Ricchi, belli e intelligenti. Il benessere economico e sociale si può leggere pure dal cervello.Strano e impossibile? No, un dato di fatto. Capire se una persona vive in un contesto famigliare o in genere ambientale più favorevole di un’altra si può facilmente intuire dal tipo di linguaggio che usa, più ricco e fluente, dagli abiti che indossa, dal tipo di vita che conduce e dalla carriera, anche scolastica, che intraprende. E dai risultati che consegue. Tutti elementi che in un certo qual modo potrebbero evidenziare che questa persona potrebbe avere intellettivamente una marcia in più. Non perché dotato di un quoziente intellettivo superiore, si intenda, ma perché vi sono state circostanze che hanno consentito un migliore sviluppo di tutte quelle facoltà che si raggruppano sotto il termine di intelligenza. Ovvero: capacità di apprendimento, concentrazione, osservazione, elaborazione delle informazioni ricevute e compagnia. Ma che il benessere che ha reso possibile tutto questo potenziamento mentale potesse essere percepito anche da alcune aree cerebrali sembrava fantascienza. Fino ad oggi, almeno.

 

 

Uno studio americano. Più precisamente, bostoniano. L'indagine ha preso in considerazione 58 ragazzi fra i 12 e i 13 anni, 35 di buona famiglia (economicamente parlando) e altri 23 ritenuti indigenti, in quanto non in grado di pagarsi la mensa scolastica. I ragazzi sono stati sottoposti innanzitutto a una serie di test di intelligenza, utili a valutare le loro generali performance e caratteristiche mentali, poi a una risonanza magnetica mirata a quelle regioni cerebrali nelle quali risiedono la logica e il ragionamento, ma anche a quelle deputate al linguaggio e alle percezioni sia sensoriali (in particolari visive) che motorie. I ragazzi ricchi avevano ottenuto risultati migliori nelle abilità e nei test che riguardavano la capacità di apprendere, la quale – e sta qui la particolarità dalla studio – si associava a una corteccia cerebrale più spessa nella zona dei lobi temporali e occipitali. È stata questa l’unica differenza ‘clinica’ tra i due gruppi di ragazzi, perché sostanza bianca o altre aree della corteccia all’esame sono risultate assolutamente identiche.

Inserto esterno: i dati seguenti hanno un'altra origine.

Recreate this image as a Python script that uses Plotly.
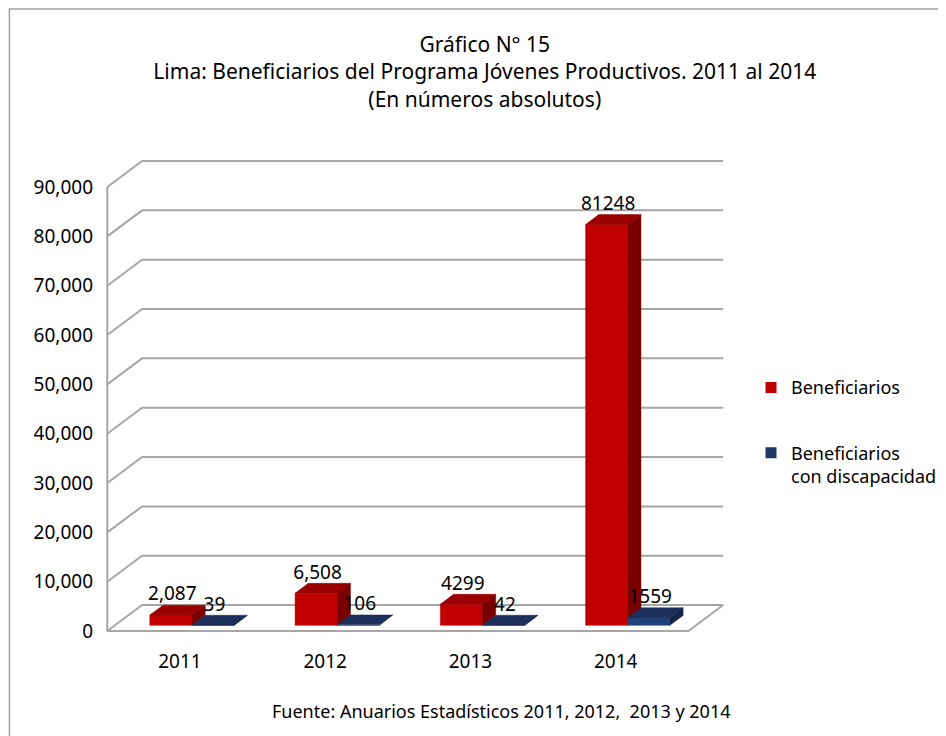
import plotly.graph_objects as go

# data
years = ['2011', '2012', '2013', '2014']
beneficiarios = [2087, 6508, 4299, 81248]
beneficiarios_disc = [39, 106, 42, 1559]
labels_benef = ['2,087', '6,508', '4299', '81248']
labels_disc = ['39', '106', '42', '1559']
y_ticks = [0, 10000, 20000, 30000, 40000, 50000, 60000, 70000, 80000, 90000]

FONT = 'Noto Sans'
GRID = '#A6A6A6'

# fake 3d geometry (depth offset of the chart walls, in axis units)
DX, DY = 0.24, 5270
D0, D1 = 0.22, 0.60     # front/back depth of the bars
BW = 0.29               # bar width
SHIFT = 0.03


def faces(values, offset):
    ''' front, top and side polygons of each bar, split with None '''
    front, top, side = ([], []), ([], []), ([], [])
    b0, b1 = D0 * DY, D1 * DY
    ddx = (D1 - D0) * DX
    for i, v in enumerate(values):
        xl = i + offset - BW / 2 + SHIFT + D0 * DX
        xr = xl + BW
        polys = [
            (front, [xl, xr, xr, xl, xl], [b0, b0, b0 + v, b0 + v, b0]),
            (top, [xl, xr, xr + ddx, xl + ddx, xl], [b0 + v, b0 + v, b1 + v, b1 + v, b0 + v]),
            (side, [xr, xr + ddx, xr + ddx, xr, xr], [b0, b1, b1 + v, b0 + v, b0]),
        ]
        for target, px, py in polys:
            target[0].extend(px + [None])
            target[1].extend(py + [None])
    return front, top, side


fig = go.Figure()

# back wall gridlines
gx, gy = [], []
for t in y_ticks:
    gx += [-0.5, -0.5 + DX, 3.5 + DX, None]
    gy += [t, t + DY, t + DY, None]
# left axis + floor
gx += [-0.5, -0.5, None, -0.5, 3.5, 3.5 + DX, None]
gy += [y_ticks[-1], 0, None, 0, 0, DY, None]
fig.add_trace(go.Scatter(x=gx, y=gy, mode='lines', line=dict(color=GRID, width=2),
                         hoverinfo='skip', showlegend=False))

series = [
    (beneficiarios, -BW / 2, ['#C00000', '#9A0000', '#7A0000']),
    (beneficiarios_disc, BW / 2, ['#22417A', '#1B2F5A', '#15254A']),
]
for values, offset, colors in series:
    for (fx, fy), col in zip(faces(values, offset), colors):
        fig.add_trace(go.Scatter(x=fx, y=fy, mode='lines', fill='toself', fillcolor=col,
                                 line=dict(color=col, width=0.5), hoverinfo='skip',
                                 showlegend=False))

# data labels
for values, offset, labels in [(beneficiarios, -BW / 2, labels_benef),
                               (beneficiarios_disc, BW / 2, labels_disc)]:
    fig.add_trace(go.Scatter(
        x=[i + offset + SHIFT + D0 * DX + 0.01 for i in range(len(values))],
        y=[v + D1 * DY for v in values],
        mode='text', text=labels, textposition='top center',
        textfont=dict(family=FONT, size=19, color='#000000'),
        hoverinfo='skip', showlegend=False, cliponaxis=False))

# legend entries
fig.add_trace(go.Scatter(x=[None], y=[None], mode='markers', name='Beneficiarios',
                         legendgroup='a',
                         marker=dict(symbol='square', size=11, color='#C00000')))
fig.add_trace(go.Scatter(x=[None], y=[None], mode='markers',
                         name='Beneficiarios<br>con discapacidad', legendgroup='b',
                         marker=dict(symbol='square', size=11, color='#1F3864')))

fig.update_layout(
    width=946, height=736,
    margin=dict(l=92, r=222, t=142, b=108),
    paper_bgcolor='white', plot_bgcolor='white',
    font=dict(family=FONT, size=16, color='#000000'),
    title=dict(text='Gráfico N° 15<br>Lima: Beneficiarios del Programa Jóvenes Productivos. 2011 al 2014'
                    '<br>(En números absolutos)',
               x=0.504, xanchor='center', y=0.94, yanchor='top',
               font=dict(family=FONT, size=21, color='#000000')),
    xaxis=dict(range=[-0.55, 3.78], tickvals=list(range(len(years))), ticktext=years,
               showgrid=False, zeroline=False, showline=False, ticks='',
               ticklabelstandoff=12, tickfont=dict(size=19), fixedrange=True),
    yaxis=dict(range=[-1000, 97500], tickvals=y_ticks, tickformat=',',
               showgrid=False, zeroline=False, showline=False, ticks='',
               ticklabelstandoff=6, tickfont=dict(size=19), fixedrange=True),
    legend=dict(x=1.035, y=0.549, xanchor='left', yanchor='top', tracegroupgap=39,
                valign='top', font=dict(size=18), bgcolor='rgba(0,0,0,0)'),
    annotations=[dict(text='Fuente: Anuarios Estadísticos 2011, 2012,\u00a0 2013 y 2014',
                      xref='paper', yref='paper', x=0.639, y=-0.155,
                      xanchor='center', yanchor='middle', showarrow=False,
                      font=dict(family=FONT, size=18, color='#000000'))],
    shapes=[dict(type='rect', xref='paper', yref='paper', x0=-0.144, x1=1.4, y0=-0.3, y1=1.290,
                 line=dict(color='#A0A0A0', width=1.5), fillcolor='rgba(0,0,0,0)', layer='below')],
)

fig.write_html('out.html')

Il motivo è ancora ignoto. Spiegare scientificamente questa variazione di spessore indotta dal benessere sulla corteccia cerebrale è ancora impossibile. Tuttavia, la prima ipotesi è che alcuni fattori, quali un minore livello di stress subito dai ragazzi ricchi da piccoli, così come l'accesso a maggiori opportunità sociali, educative e non solo, si traducono in più stimoli per il cervello e a maggiore curiosità verso quanto ci sta intorno.

 

 

Per i ragazzi meno fortunati, niente timori. Perché non sono destinati a rimanere un passo indietro rispetto a chi ha avuto possibilità economiche. Infatti, il cervello possiede una grande plasticità e questo significa che educazione, supporto familiare e ogni altra opportunità sono in grado di  plasmare, in qualsiasi momento, la struttura del cervello anche di chi parte svantaggiato. Sta dunque al mondo degli adulti e delle istituzioni, mettere a punto soluzioni, trovare strategie o sinergie che possano aiutare i ragazzi a sviluppare  facoltà e talenti che non sono stati potenziati in casa per varie ragioni. Che rendere un ragazzo più intelligente fosse possibile era fino ad oggi solo un sospetto, oggi gli esiti degli interventi famigliari, scolastici e sociali possono essere addirittura fisiologicamente misurabili. È proprio il caso di dirlo: non resta che mettersi di buzzo buono, perché questa opportunità non resti solo a livello di studio scientifico ma diventi realtà. Per tutti.